The report from the Venezuelan Prison Observatory (OVP) indicated that at least 52 of the injured stayed in hospital overnight. The OVP also said that during the riot, the prison director Carlos Toro was injured by a stab wound to the back, and that a member of the Venezuelan National Guard (GNB) was injured by shrapnel from a grenade. A group with minor injuries were discharged and transferred back to prison before the morning.

==Aftermath==
Information to the families of the prisoners was slow. One woman, identified as family of one of the prisoners in a video published by Una Ventana a la Libertad, said that the families were informed that they were going to be shown a list, but that they had been given no information or told if their relatives were alive.

The director of the OVP, Beatriz Carolina Girón, said that "the families [were] at the doors of the morgue to move the bodies, but the Guanare forensic scientist asked them for bleach and soap to clean the bodies and hand them over", and that "until now [the doctors] have not let [the families] see [the deceased], a relative told [Carolina Girón] that they identified them from photos shown on a computer".

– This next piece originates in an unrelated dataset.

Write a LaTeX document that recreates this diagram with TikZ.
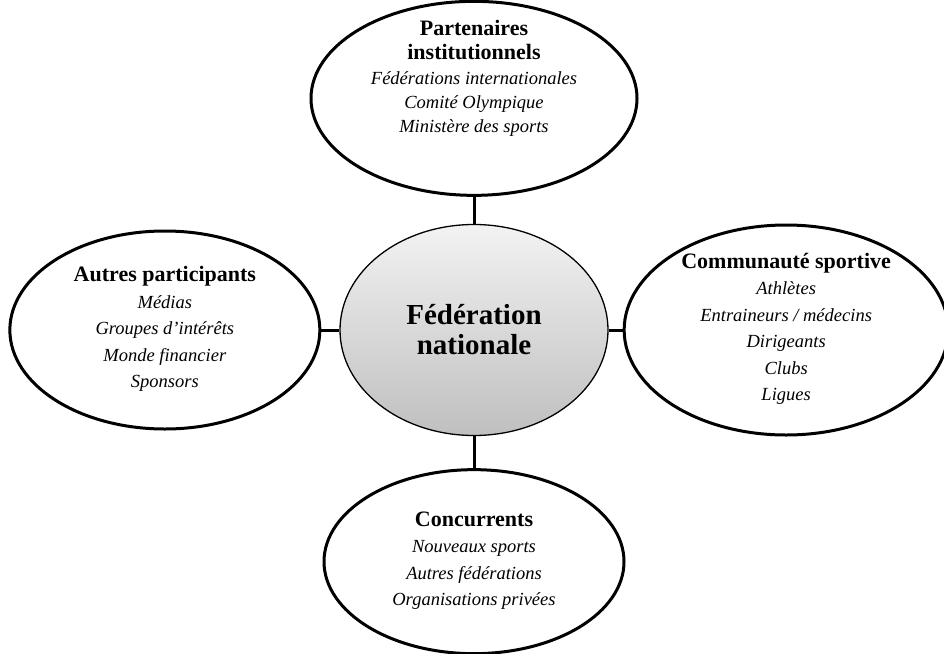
\documentclass[tikz,border=0pt]{standalone}
\usepackage{fontspec}
\setmainfont{Liberation Serif}
\usetikzlibrary{positioning,shapes.geometric}

\newcommand{\TitleFont}{\upshape\bfseries\fontsize{22}{24}\selectfont}

\tikzset{
  acteur/.style={ellipse, draw, line width=3pt, inner sep=0pt},
  liste/.style={align=center, font=\itshape\fontsize{18.5}{26.5}\selectfont},
  lien/.style={line width=3pt},
}

\begin{document}
\begin{tikzpicture}[x=1pt,y=1pt]
	\useasboundingbox (0,0) rectangle (944,-653);
	% centre
	\node[ellipse, draw, line width=1.3pt, minimum width=268pt, minimum height=211pt,
	      top color=gray!10, bottom color=gray!50, align=center,
	      font=\bfseries\fontsize{29}{30}\selectfont] (fed) at (474,-330) {F\'ed\'eration\\nationale};
	% acteurs autour
	\node[acteur, minimum width=326pt, minimum height=194pt, above=27pt of fed] (part) {};
	\node[acteur, minimum width=310pt, minimum height=198pt, left=18pt of fed] (autres) {};
	\node[acteur, minimum width=324pt, minimum height=210pt, right=14pt of fed] (comm) {};
	\node[acteur, minimum width=300pt, minimum height=184pt, below=32pt of fed] (conc) {};
	% textes
	\node[liste, font=\itshape\fontsize{18.5}{24.4}\selectfont] (parttxt) at ([yshift=20pt]part.center)
	  {{\TitleFont Partenaires}\\{\TitleFont institutionnels}\\F\'ed\'erations internationales\\Comit\'e Olympique\\Minist\`ere des sports};
	\node[liste] (autrestxt) at ([yshift=1pt]autres.center)
	  {{\TitleFont Autres participants}\\M\'edias\\Groupes d'int\'er\^ets\\Monde financier\\Sponsors};
	\node[liste] (commtxt) at ([yshift=1pt]comm.center)
	  {{\TitleFont Communaut\'e sportive}\\Athl\`etes\\Entraineurs / m\'edecins\\Dirigeants\\Clubs\\Ligues};
	\node[liste] (conctxt) at ([yshift=1pt]conc.center)
	  {{\TitleFont Concurrents}\\Nouveaux sports\\Autres f\'ed\'erations\\Organisations priv\'ees};
	% liens
	\draw[lien] (part) -- (fed);
	\draw[lien] (autres) -- (fed);
	\draw[lien] (comm) -- (fed);
	\draw[lien] (conc) -- (fed);
\end{tikzpicture}
\end{document}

The BBC said that, according to National Assembly deputy María Beatriz Martínez, families of the deceased have been informed that they will not receive their relatives' bodies, which will be buried in a mass grave instead.

===Reactions===
The UN High Commissioner for Human Rights, Michelle Bachelet, called for the government to investigate the deaths and to further guarantee basic rights for prisoners. The Inter-American Commission on Human Rights also spoke of their worries about the events, and asked for the Venezuelan authorities to investigate impartially to ultimately find those responsible.

Luis Almagro, Secretary General of the Organization of American States (OAS), referred to the massacre as "another unacceptable form of torture by the dictatorship [of Venezuela]". Amnesty International directly blamed Nicolás Maduro for the deaths, and for trying to "justify the violence used, stating that it was an attempted escape by persons deprived of liberty."